Nikos Konstandaras
Recep Tayyip Erdogan’s sudden questioning of the Treaty of Lausanne raises many issues. In trying to decipher his motives, however, we should not rule out the possibility that with this statement Erdogan simply made a grave error; perhaps he was misled by his arrogance after his victory over the coup plotters last July, perhaps he is blinded by his rush to revise history and to shape the new Turkey according to his wishes. If Ankara does move to revise the Treaty of Lausanne, however, this will set in motion unpredictable forces and could cost Turkey dearly.
The Treaty of Lausanne established not only Turkey’s borders with Greece but also with its eastern neighbors – Syria and Iraq. Those borders divided the territory in which the three countries’ Kurds live. At a time when the Kurdish issue is at the forefront because of the war against the so-called Islamic State, Syria’s disintegration and the renewed fighting with Kurdish separatists in Turkey, a responsible government would not dare to broach the issue of border changes. The clashes of interests (from local tribes to superpowers) are so complicated and developments so fluid that no government would want to undermine its state’s very foundations.
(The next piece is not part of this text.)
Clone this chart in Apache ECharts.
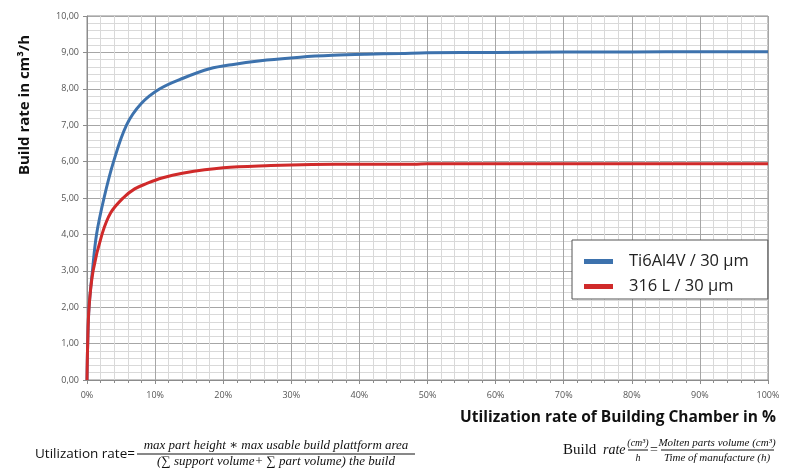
<!DOCTYPE html>
<html>
<head>
<meta charset="utf-8">
<script src="https://cdn.jsdelivr.net/npm/echarts@6/dist/echarts.min.js"></script>
<style>
  html, body { margin: 0; padding: 0; background: #fff; }
  #chart { width: 787px; height: 469px; }
</style>
</head>
<body>
<div id="chart"></div>
<script>
// utilization rate in %, build rate in cm3/h
const tiX = [0, 0.1, 0.3, 0.8, 1.4, 2.5, 3.9, 5.8, 8, 10.7, 14.1, 18, 21.5, 26.4, 31.3, 36.1, 41, 46, 50, 60, 70, 80, 90, 100];
const tiY = [0, 1.0, 2.0, 3.0, 4.0, 5.0, 6.0, 7.0, 7.6, 8.0, 8.29, 8.55, 8.67, 8.79, 8.87, 8.92, 8.95, 8.97, 8.99, 9.0, 9.01, 9.01, 9.02, 9.02];
const ssX = [0, 0.1, 0.3, 0.9, 2.2, 3.5, 5.3, 7, 8.8, 11, 14, 20, 27, 33, 40, 48, 50, 60, 80, 100];
const ssY = [0, 1.0, 2.0, 3.0, 4.0, 4.6, 5.0, 5.25, 5.4, 5.55, 5.68, 5.83, 5.89, 5.92, 5.93, 5.93, 5.94, 5.94, 5.94, 5.94];
const seriesNames = ['Ti6Al4V / 30 µm', '316 L / 30 µm'];

const pairs = (xs, ys) => xs.map((x, i) => [x, ys[i]]);

const myChart = echarts.init(document.getElementById('chart'));
const serif = '"Liberation Serif", "DejaVu Serif", serif';
const sans = '"Open Sans", "Liberation Sans", sans-serif';

let option = {
  animation: false,
  backgroundColor: '#fff',
  grid: { left: 87, right: 19, top: 16, bottom: 89, show: true, borderColor: '#8c8c8c', borderWidth: 1 },
  legend: {
    orient: 'vertical',
    left: 572, top: 240,
    data: seriesNames,
    backgroundColor: '#fff',
    borderColor: '#555',
    borderWidth: 1,
    padding: [13, 19, 4, 12],
    itemGap: 8,
    itemWidth: 29, itemHeight: 5,
    icon: 'rect',
    textStyle: { fontFamily: sans, fontSize: 16.5, color: '#222', padding: [0, 0, 0, 11] }
  },
  xAxis: {
    type: 'value', min: 0, max: 100, interval: 10,
    axisLine: { lineStyle: { color: '#8c8c8c' } },
    axisTick: { show: true, length: 4, lineStyle: { color: '#8c8c8c' } },
    minorTick: { show: true, splitNumber: 5, length: 3, lineStyle: { color: '#8c8c8c' } },
    axisLabel: { formatter: v => v + '%', fontFamily: sans, fontSize: 9, color: '#555', margin: 11 },
    splitLine: { lineStyle: { color: '#a6a6a6' } },
    minorSplitLine: { show: true, lineStyle: { color: '#d9d9d9' } }
  },
  yAxis: {
    type: 'value', min: 0, max: 10, interval: 1,
    axisLine: { show: true, lineStyle: { color: '#8c8c8c' } },
    axisTick: { show: true, length: 4, lineStyle: { color: '#8c8c8c' } },
    axisLabel: { formatter: v => v.toFixed(2).replace('.', ','), fontFamily: sans, fontSize: 9, color: '#555', margin: 8 },
    splitLine: { lineStyle: { color: '#a6a6a6' } },
    minorSplitLine: { show: true, lineStyle: { color: '#d9d9d9' } },
    minorTick: { show: false, splitNumber: 5 }
  },
  series: [
    {
      name: seriesNames[0], type: 'line', data: pairs(tiX, tiY),
      showSymbol: false, smooth: 0.35,
      lineStyle: { color: '#3d72ad', width: 3 }, itemStyle: { color: '#3d72ad' }
    },
    {
      name: seriesNames[1], type: 'line', data: pairs(ssX, ssY),
      showSymbol: false, smooth: 0.35,
      lineStyle: { color: '#d02a2a', width: 3 }, itemStyle: { color: '#d02a2a' }
    }
  ],
  graphic: [
    { // y axis title
      type: 'text', x: 25, y: 105, rotation: Math.PI / 2,
      style: { text: 'Build rate in cm³/h', font: 'bold 15px ' + sans, fill: '#111', align: 'center', verticalAlign: 'middle' }
    },
    { // x axis title
      type: 'text', x: 776, y: 418,
      style: { text: 'Utilization rate of Building Chamber in %', font: 'bold 15.5px ' + sans, fill: '#111', align: 'right', verticalAlign: 'middle' }
    },
    // left formula
    { type: 'text', x: 35, y: 454, style: { text: 'Utilization rate=', font: '13.5px ' + sans, fill: '#111', align: 'left', verticalAlign: 'middle' } },
    { type: 'text', x: 276, y: 446, style: { text: 'max part height ∗ max usable build plattform area', font: 'italic 13px ' + serif, fill: '#111', align: 'center', verticalAlign: 'middle' } },
    { type: 'line', shape: { x1: 137, y1: 454, x2: 415, y2: 454 }, style: { stroke: '#111', lineWidth: 1 } },
    { type: 'text', x: 276, y: 462, style: { text: '(∑ support volume+ ∑ part volume) the build', font: 'italic 13px ' + serif, fill: '#111', align: 'center', verticalAlign: 'middle' } },
    // right formula
    { type: 'text', x: 563, y: 450, style: { text: 'Build', font: '15px ' + serif, fill: '#111', align: 'left', verticalAlign: 'middle' } },
    { type: 'text', x: 603, y: 450, style: { text: 'rate', font: 'italic 14px ' + serif, fill: '#111', align: 'left', verticalAlign: 'middle' } },
    { type: 'text', x: 638, y: 443, style: { text: '(cm³)', font: 'italic 10px ' + serif, fill: '#111', align: 'center', verticalAlign: 'middle' } },
    { type: 'line', shape: { x1: 628, y1: 450, x2: 648, y2: 450 }, style: { stroke: '#111', lineWidth: 1 } },
    { type: 'text', x: 638, y: 458, style: { text: 'h', font: 'italic 10px ' + serif, fill: '#111', align: 'center', verticalAlign: 'middle' } },
    { type: 'text', x: 654, y: 450, style: { text: '=', font: '14px ' + serif, fill: '#111', align: 'center', verticalAlign: 'middle' } },
    { type: 'text', x: 717, y: 443, style: { text: 'Molten parts volume (cm³)', font: 'italic 11px ' + serif, fill: '#111', align: 'center', verticalAlign: 'middle' } },
    { type: 'line', shape: { x1: 661, y1: 450, x2: 774, y2: 450 }, style: { stroke: '#111', lineWidth: 1 } },
    { type: 'text', x: 717, y: 458, style: { text: 'Time of manufacture (h)', font: 'italic 11px ' + serif, fill: '#111', align: 'center', verticalAlign: 'middle' } }
  ]
};
myChart.setOption(option);
</script>
</body>
</html>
On July 24, in a statement commemorating the signing of the Lausanne Treaty in 1923, Erdogan himself had called the agreement “the title deed of our newly founded state.” The treaty was signed, on behalf of Turkey, by Foreign Minister Ismet Pasha (Inonu), who later succeeded Kemal Ataturk in the presidency, and by the representatives of the British Empire, France, Italy, Japan, Greece, Romania and the State of Slovenes, Croats and Serbs. After the Turkish victory over Greek and other forces, and the scrapping of the Treaty of Sevres (1920), which had been bad for the Ottoman Empire, the Lausanne Treaty was presented as a victory by the Turkish leadership and established the borders of the Republic of Turkey. (It also referred to another convention which set out the exchange of populations between Turkey and Greece.)
Erdogan now projects himself as a new Ataturk in the place of Mustafa Kemal. The attempted coup of July 15, he said Thursday, “is the second War of Independence for the Turkish nation. Let us know that. They [threatened] us with Sevres in 1920 and persuaded us to [accept] Lausanne in 1923. Some tried to deceive us by presenting Lausanne as a victory. In Lausanne we gave away the islands that we could shout across to,” he said, according to Hurriyet Daily News. “We are still struggling about what the continental shelf will be, and what will be in the air and the land,” he said. “If this coup had succeeded, they would have given us a treaty that would have made us long for Sevres,” Erdogan added.
In his effort to control everything in Turkey, Erdogan is unpredictable and dangerous. But however much we neighbors may worry, it is his compatriots who should be more frightened.[1]